11. The device of claim 10 wherein the first and second oxide layers further extend past the respective first and second sidewall spacers, directly over the respective first and second gap regions, and directly over at least a portion of respective first and second source/drain regions.

12. The device of claim 11 wherein the first and second oxide layers further extend to a full lateral extent of the first and second source/drain regions.

13. The device of claim 7 wherein the first and second gap regions are not under any sidewall spacer.

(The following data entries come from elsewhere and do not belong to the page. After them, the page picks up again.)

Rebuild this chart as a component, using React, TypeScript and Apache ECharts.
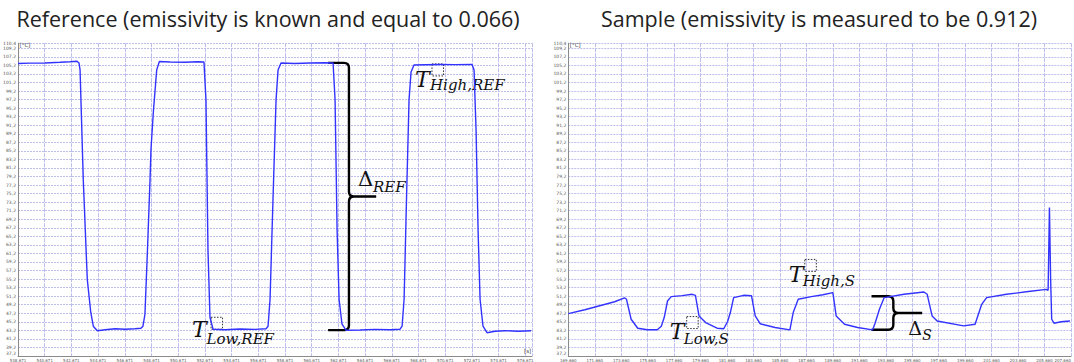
import React, { useEffect, useRef } from "react";
import * as echarts from "echarts";

// ---------- data ----------
const REF_TIME = [
  538.67, 539.57, 540.69, 541.82, 542.57, 543.09, 543.24, 543.32, 543.56, 543.86, 544.12, 544.31, 544.61,
  545.19, 545.94, 546.69, 547.43, 547.88,
  548.03, 548.18, 548.37, 548.56, 548.63, 548.82, 549.06, 549.26,
  550.06, 551.18, 552.15, 552.6,
  552.75, 552.9, 553.05, 553.28,
  554.18, 555.3, 556.42, 557.25,
  557.4, 557.55, 557.77, 558.0, 558.15, 558.37,
  559.42, 560.54, 561.67, 562.27,
  562.42, 562.57, 562.72, 562.94, 563.24,
  564.29, 565.41, 566.54, 567.29,
  567.44, 567.59, 567.77, 567.96, 568.11, 568.33,
  569.16, 570.28, 571.41, 572.68,
  572.83, 572.98, 573.13, 573.28, 573.5, 573.8,
  574.4, 575.15, 576.12, 577.1,
];
const REF_TEMP = [
  105.66, 105.73, 105.78, 105.94, 106.06, 106.18, 105.78, 104.15, 78.47, 55.14, 47.44, 44.17, 43.12,
  43.35, 43.58, 43.47, 43.58, 43.7,
  44.17, 46.97, 62.14, 78.47, 85.47, 94.81, 104.15, 106.13,
  106.01, 105.94, 106.06, 106.01,
  97.14, 62.14, 46.27, 43.47,
  43.35, 43.52, 43.42, 43.58,
  44.17, 50.47, 73.81, 97.14, 104.15, 105.78,
  105.66, 105.78, 105.83, 105.78,
  97.14, 66.81, 50.47, 44.64, 43.24,
  43.28, 43.42, 43.35, 43.47,
  44.17, 50.47, 73.81, 97.14, 103.68, 105.31,
  105.36, 105.43, 105.38, 105.43,
  104.15, 90.12, 66.81, 50.47, 44.17, 42.65,
  43.0, 43.12, 43.0, 43.12,
];

const SAMPLE_TIME = [
  169.66, 170.91, 172.04, 173.16, 173.91,
  174.06, 174.41, 174.91, 175.64, 176.39,
  176.69, 176.91, 177.16, 177.44, 178.26, 179.03, 179.27,
  179.54, 180.04, 180.91, 181.41,
  181.71, 181.91, 182.16, 182.91, 183.51,
  183.79, 184.16, 185.29, 186.41,
  186.66, 187.04, 188.03, 188.91, 189.66,
  189.91, 190.54, 191.53, 192.66,
  192.85, 193.18, 193.54, 195.04, 196.54, 196.79,
  197.16, 197.54, 199.54, 200.41,
  200.91, 201.28, 202.78, 204.28, 205.78, 205.93,
  206.03, 206.12, 206.2, 206.38, 206.91, 207.58,
];
const SAMPLE_TEMP = [
  47.13, 48.02, 48.95, 49.89, 50.82,
  50.47, 45.8, 43.7, 43.35, 43.35,
  44.17, 46.2, 50.07, 51.1, 51.33, 51.64, 51.4,
  46.57, 45.03, 43.7, 43.58,
  45.34, 47.37, 50.87, 51.4, 51.29,
  46.57, 44.75, 43.87, 43.31,
  47.37, 50.47, 51.1, 51.52, 52.03,
  46.57, 44.64, 43.87, 43.31,
  44.87, 48.14, 50.87, 51.64, 52.17, 51.64,
  46.57, 45.4, 44.24, 44.64,
  49.3, 50.87, 51.64, 52.22, 52.8, 52.57,
  71.94, 55.14, 45.8, 44.87, 45.22, 45.4,
];

const TITLES = [
  "Reference (emissivity is known and equal to 0.066)",
  "Sample (emissivity is measured to be 0.912)",
];
const Y_MIN = 37.2;
const Y_MAX = 110.4;
const Y_STEP = 2;
const X_STEP = 2;
const REF_X_MIN = 538.671;
const REF_X_MAX = 577.17;
const S_X_MIN = 169.66;
const S_X_MAX = 207.66;

// annotation anchors (data coordinates)
const REF_BRACE = { t0: 561.9, t: 563.46, tTip: 565.5, high: 105.8, low: 43.25 };
const S_BRACE = { t0: 192.58, t: 194.23, tTip: 196.41, high: 51.17, low: 43.35 };
const REF_HIGH_BOX = [569.68, 105.55];
const REF_LOW_BOX = [553.13, 46.27];
const S_HIGH_BOX = [187.54, 59.8];
const S_LOW_BOX = [178.61, 46.43];

const Brace = echarts.graphic.extendShape({
  shape: { x0: 0, xv: 0, y1: 0, y2: 0, xt: 0, r: 4 },
  buildPath(ctx: any, s: any) {
    const ym = (s.y1 + s.y2) / 2;
    const r = s.r;
    ctx.moveTo(s.x0, s.y1);
    ctx.lineTo(s.xv - r, s.y1);
    ctx.quadraticCurveTo(s.xv, s.y1, s.xv, s.y1 + r);
    ctx.lineTo(s.xv, ym - r);
    ctx.quadraticCurveTo(s.xv, ym, s.xv + r, ym);
    ctx.lineTo(s.xt, ym);
    ctx.moveTo(s.xv + r, ym);
    ctx.quadraticCurveTo(s.xv, ym, s.xv, ym + r);
    ctx.lineTo(s.xv, s.y2 - r);
    ctx.quadraticCurveTo(s.xv, s.y2, s.xv - r, s.y2);
    ctx.lineTo(s.x0, s.y2);
  },
});
echarts.graphic.registerShape("brace", Brace);

const comma = (s: string) => s.replace(".", ",");
const GRID_COLOR = "#bebeec";

function makeAxes(xMin: number, xMax: number, showMax: boolean, gridIndex: number) {
  const x = {
    type: "value",
    gridIndex,
    min: xMin,
    max: xMax,
    interval: X_STEP,
    axisLine: { show: true, onZero: false, lineStyle: { color: "#8a8a8a", width: 1 } },
    axisTick: { show: false },
    axisLabel: {
      fontSize: 4,
      color: "#555",
      margin: 2,
      fontFamily: "DejaVu Sans",
      showMinLabel: true,
      showMaxLabel: showMax,
      alignMaxLabel: "right",
      formatter: (v: number) => comma((xMin + Math.round((v - xMin) / X_STEP) * X_STEP).toFixed(3)),
    },
    splitLine: { show: true, lineStyle: { color: GRID_COLOR, width: 1, type: [4, 1] } },
  };
  const y = {
    type: "value",
    gridIndex,
    min: Y_MIN,
    max: Y_MAX,
    interval: Y_STEP,
    axisLine: { show: true, lineStyle: { color: "#8a8a8a", width: 1 } },
    axisTick: { show: false },
    axisLabel: {
      fontSize: 4.5,
      color: "#555",
      margin: 2,
      fontFamily: "DejaVu Sans",
      showMinLabel: true,
      showMaxLabel: true,
      verticalAlignMinLabel: "bottom",
      formatter: (v: number) => comma(v.toFixed(1)),
    },
    splitLine: { show: true, lineStyle: { color: GRID_COLOR, width: 1, type: [2, 1] } },
  };
  return { x, y };
}

export default function App() {
  const ref = useRef<HTMLDivElement>(null);
  useEffect(() => {
    if (!ref.current) return;
    const chart = echarts.init(ref.current, undefined, { renderer: "svg" });
    const a0 = makeAxes(REF_X_MIN, REF_X_MAX, false, 0);
    const a1 = makeAxes(S_X_MIN, S_X_MAX, true, 1);
    chart.setOption({
      animation: false,
      backgroundColor: "#ffffff",
      grid: [
        { left: 18, top: 43.2, width: 514, height: 313.8 },
        { left: 568.3, top: 43.2, width: 506.7, height: 313.8 },
      ],
      xAxis: [a0.x, a1.x],
      yAxis: [a0.y, a1.y],
      series: [
        {
          type: "line",
          xAxisIndex: 0,
          yAxisIndex: 0,
          showSymbol: false,
          lineStyle: { color: "#3333ff", width: 1.4 },
          data: REF_TIME.map((t, i) => [t, REF_TEMP[i]]),
        },
        {
          type: "line",
          xAxisIndex: 1,
          yAxisIndex: 1,
          showSymbol: false,
          lineStyle: { color: "#3333ff", width: 1.4 },
          data: SAMPLE_TIME.map((t, i) => [t, SAMPLE_TEMP[i]]),
        },
      ],
    });

    const p0 = (t: number, v: number) => chart.convertToPixel({ gridIndex: 0 }, [t, v]) as number[];
    const p1 = (t: number, v: number) => chart.convertToPixel({ gridIndex: 1 }, [t, v]) as number[];

    const serif = "'DejaVu Serif', 'Liberation Serif', serif";
    const txt = (x: number, y: number, text: string, size: number, italic: boolean) => ({
      type: "text",
      x,
      y,
      style: {
        text,
        fontSize: size,
        fontFamily: serif,
        fontStyle: italic ? "italic" : "normal",
        fill: "#111",
        verticalAlign: "middle",
        align: "left",
      },
    });
    const box = (b: number[]) => ({
      type: "rect",
      shape: { x: b[0], y: b[1], width: 11.5, height: 12 },
      style: { fill: "none", stroke: "#333", lineWidth: 1, lineDash: [1.5, 1.5] },
    });
    const brace = (pTop0: number[], pTop: number[], pBot: number[], pTip: number[]) => ({
      type: "brace",
      shape: { x0: pTop0[0], xv: pTop[0], y1: pTop[1], y2: pBot[1], xt: pTip[0], r: 5 },
      style: { fill: "none", stroke: "#000", lineWidth: 2.4 },
    });

    const rb0 = p0(REF_BRACE.t0, REF_BRACE.high);
    const rbT = p0(REF_BRACE.t, REF_BRACE.high);
    const rbB = p0(REF_BRACE.t, REF_BRACE.low);
    const rbTip = p0(REF_BRACE.tTip, REF_BRACE.low);
    const rym = (rbT[1] + rbB[1]) / 2;

    const sb0 = p1(S_BRACE.t0, S_BRACE.high);
    const sbT = p1(S_BRACE.t, S_BRACE.high);
    const sbB = p1(S_BRACE.t, S_BRACE.low);
    const sbTip = p1(S_BRACE.tTip, S_BRACE.low);
    const sym = (sbT[1] + sbB[1]) / 2;

    const rh = p0(REF_HIGH_BOX[0], REF_HIGH_BOX[1]);
    const rl = p0(REF_LOW_BOX[0], REF_LOW_BOX[1]);
    const sh = p1(S_HIGH_BOX[0], S_HIGH_BOX[1]);
    const sl = p1(S_LOW_BOX[0], S_LOW_BOX[1]);

    const yTop0 = p0(REF_X_MIN, Y_MAX);
    const yTop1 = p1(S_X_MIN, Y_MAX);
    const xEnd0 = p0(REF_X_MAX, Y_MIN);

    const small = (x: number, y: number, text: string) => ({
      type: "text",
      x,
      y,
      style: { text, fontSize: 5.5, fontFamily: "DejaVu Sans", fill: "#444", verticalAlign: "middle", align: "left" },
    });
    const titleFont = "'Open Sans', 'Noto Sans', sans-serif";

    chart.setOption({
      graphic: [
        {
          type: "text",
          x: 268,
          y: 18,
          style: { text: TITLES[0], fontSize: 21.5, fontFamily: titleFont, fill: "#222", align: "center", verticalAlign: "middle" },
        },
        {
          type: "text",
          x: 819,
          y: 18,
          style: { text: TITLES[1], fontSize: 21.5, fontFamily: titleFont, fill: "#222", align: "center", verticalAlign: "middle" },
        },
        small(yTop0[0] + 1.5, yTop0[1] + 2, "[°C]"),
        small(yTop1[0] + 1.5, yTop1[1] + 2, "[°C]"),
        small(xEnd0[0] - 8, xEnd0[1] - 5, "[s]"),
        brace(rb0, rbT, rbB, rbTip),
        brace(sb0, sbT, sbB, sbTip),
        txt(rbT[0] + 9, rym - 17.5, "Δ", 21, false),
        txt(rbT[0] + 24, rym - 10, "REF", 15, true),
        txt(sbT[0] + 15, sym + 15, "Δ", 19, false),
        txt(sbT[0] + 29, sym + 21.5, "S", 14, true),
        box(rh),
        txt(rh[0] - 17, rh[1] + 15.5, "T", 22, true),
        txt(rh[0] - 2, rh[1] + 21, "High,REF", 15, true),
        box(rl),
        txt(rl[0] - 19, rl[1] + 12, "T", 22, true),
        txt(rl[0] - 4.5, rl[1] + 22, "Low,REF", 15, true),
        box(sh),
        txt(sh[0] - 16, sh[1] + 15, "T", 22, true),
        txt(sh[0] - 2, sh[1] + 21.7, "High,S", 15, true),
        box(sl),
        txt(sl[0] - 17, sl[1] + 14.7, "T", 22, true),
        txt(sl[0] - 3, sl[1] + 22.7, "Low,S", 15, true),
      ],
    });
    return () => chart.dispose();
  }, []);
  return (
    <div
      ref={ref}
      style={{ position: "absolute", left: 0, top: 0, width: 1074, height: 362, background: "#fff" }}
    />
  );
}
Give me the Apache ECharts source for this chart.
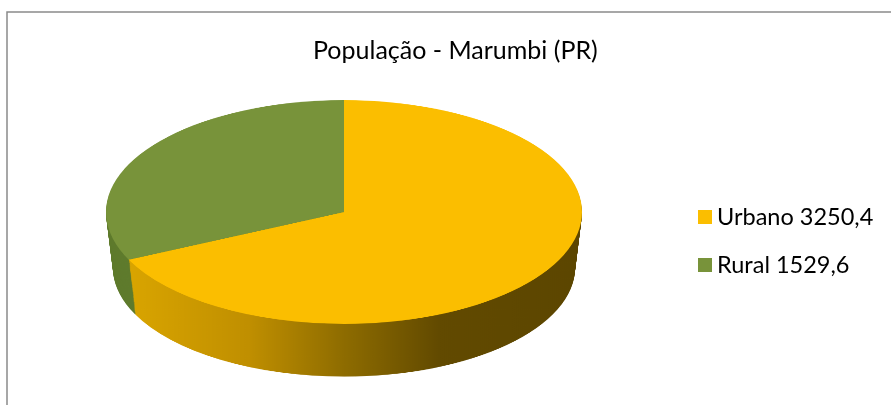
<!DOCTYPE html>
<html>
<head>
<meta charset="utf-8">
<script src="https://cdn.jsdelivr.net/npm/echarts@6/dist/echarts.min.js"></script>
<style>
  html, body { margin: 0; padding: 0; background: #fff; overflow: hidden; }
  #wrap { position: relative; width: 891px; height: 405px; overflow: hidden; }
  #pie { position: absolute; left: 0; top: 0; width: 891px; height: 860px;
         transform: scaleY(0.47); transform-origin: 0 0; }
  #main { position: absolute; left: 0; top: 0; width: 891px; height: 405px; }
</style>
</head>
<body>
<div id="wrap">
  <div id="pie"></div>
  <div id="main"></div>
</div>
<script>
// data
const titleText = 'População - Marumbi (PR)'
const categories = ['Urbano', 'Rural']
const values = [3250.4, 1529.6]

// styles
const topColors = ['#FBBE00', '#78933A']
const squash = 0.47          // vertical squash of the pie layer
const cx = 344, cyTop = 212  // on-screen centre of top face
const radius = 238
const depth = 56             // on-screen thickness in px
const shrink = 7             // perspective: bottom a bit narrower

const fmt = v => v.toFixed(1).replace('.', ',')
const pieData = categories.map((c, i) => ({ name: c, value: values[i] }))

const sideColors = [
  { type: 'linear', x: cx - radius, y: 0, x2: cx + radius, y2: 0, global: true,
    colorStops: [
      { offset: 0, color: '#DEA900' },
      { offset: 0.3, color: '#C08F00' },
      { offset: 0.5, color: '#8E6C00' },
      { offset: 0.7, color: '#624A00' },
      { offset: 1, color: '#5C4600' }
    ] },
  '#5F7B2D'
]

const basePie = {
  type: 'pie',
  startAngle: 90,
  clockwise: true,
  silent: true,
  animation: false,
  label: { show: false },
  labelLine: { show: false },
  emphasis: { disabled: true }
}

const pieSeries = []
for (let k = depth; k >= 1; k--) {
  pieSeries.push({
    ...basePie,
    center: [cx, (cyTop + k) / squash],
    radius: radius - shrink * k / depth,
    data: pieData.map((d, i) => ({ ...d, itemStyle: { color: sideColors[i], borderWidth: 0 } }))
  })
}
pieSeries.push({
  ...basePie,
  center: [cx, cyTop / squash],
  radius: radius,
  data: pieData.map((d, i) => ({ ...d, itemStyle: { color: topColors[i], borderWidth: 0 } }))
})

const pieChart = echarts.init(document.getElementById('pie'))
pieChart.setOption({ animation: false, series: pieSeries })

const mainChart = echarts.init(document.getElementById('main'))
mainChart.setOption({
  animation: false,
  title: {
    text: titleText,
    left: 313,
    top: 38,
    padding: 0,
    textStyle: { fontFamily: 'Lato', fontSize: 25, fontWeight: 'normal', color: '#000' }
  },
  legend: {
    orient: 'vertical',
    left: 693,
    top: 200,
    icon: 'rect',
    itemWidth: 14,
    itemHeight: 14,
    itemGap: 24,
    data: categories,
    formatter: name => name + ' ' + fmt(values[categories.indexOf(name)]),
    textStyle: { fontFamily: 'Lato', fontSize: 23.5, color: '#000', padding: [0, 0, 0, 0] }
  },
  graphic: [{
    type: 'rect',
    shape: { x: 7, y: 12, width: 1000, height: 1000 },
    style: { fill: 'none', stroke: '#8a8a8a', lineWidth: 1.5 },
    silent: true
  }],
  series: [{
    ...basePie,
    radius: [0, 0],
    center: [-100, -100],
    data: pieData.map((d, i) => ({ ...d, itemStyle: { color: topColors[i] } }))
  }]
})
</script>
</body>
</html>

14. A semiconductor transistor structure comprising:a region of a semiconductor wafer; a gate over the region, the gate having first and second opposing sidewalls; first conductivity type heavily doped first and second opposing source/drain regions proximate the first and second opposing sidewalls, respectively; first and second opposing oxide layers extending along and at least partially covering the first and second sidewalls, respectively; first and second sidewall opposing spacers extending along and at least partially covering the first and second opposing oxide layers, respectively, the entirety of the semiconductor wafer under the first and second opposing sidewall spacers being defined as first and second segments, respectively, and the first and second segments being separated from respective first and second source/drain regions by respective first and second gap regions, no part of the first and second gap regions being under respective first and second sidewall spacers; and second conductivity type halo regions within the first and second gap regions and not extending into the first and second segments, wherein one of the first and second conductivity types is n-type and the other is p-type.

15. The structure of claim 14 wherein the first and second sidewall spacers comprise silicon nitride.

16. The structure of claim 14 wherein the halo regions extend directly under a full lateral extent of the first and second source/drain regions.

17. The device of claim 14 wherein the first and second gap regions are not under any sidewall spacer.